Last week was marked by a flurry of activity in the job market, generating a wealth of data that caught the attention of the Federal Reserve. This begs the question: have we reached the peak of mortgage rates for 2023 due to these labor reports? 

Nationally, last week saw:

  • Active listings increase 5,654
  • Average mortgage rates dropped from 7.37% to 7.08% (our preferred lender is still significantly lower than this)
  • Purchase applications also climbed by 2% on a week-to-week basis.

Mortgage rates and the bond market

Mortgage interest rates typically move in the same direction as the 10-year US Treasury Bond. Despite a rise in the 10-year yield after the jobs report, mortgage rates remained steady.

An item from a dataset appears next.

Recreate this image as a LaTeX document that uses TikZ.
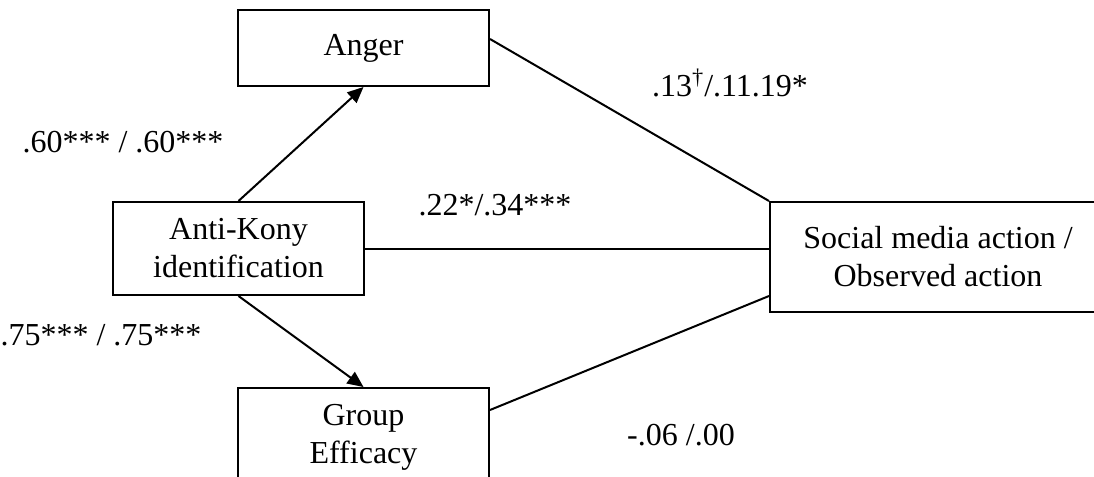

But in 2023 a notable change has occurred since the banking crisis in February. The difference between mortgage rates and the 10-year yield worsened, leading to higher mortgage rates than most people anticipated. 

Housing Market

Year-over-year the number of new listings is still around a 12 month low, but it hasn't continued to go dramatically lower. The expectation is for inventory levels across the country and especially in South Florida to remain stable but low through the rest of the year. With such limited inventory, even with higher rates prices are not expected to come down any time soon. The market could easily absorb a doubling of inventory, if not more, and still be in a seller's market.

Purchase application data showed a 2% uptick in the past week, but consistent interest rates at or around 7% should continue to make the market slower and lead to significantly fewer sales than we saw during 2020-2021.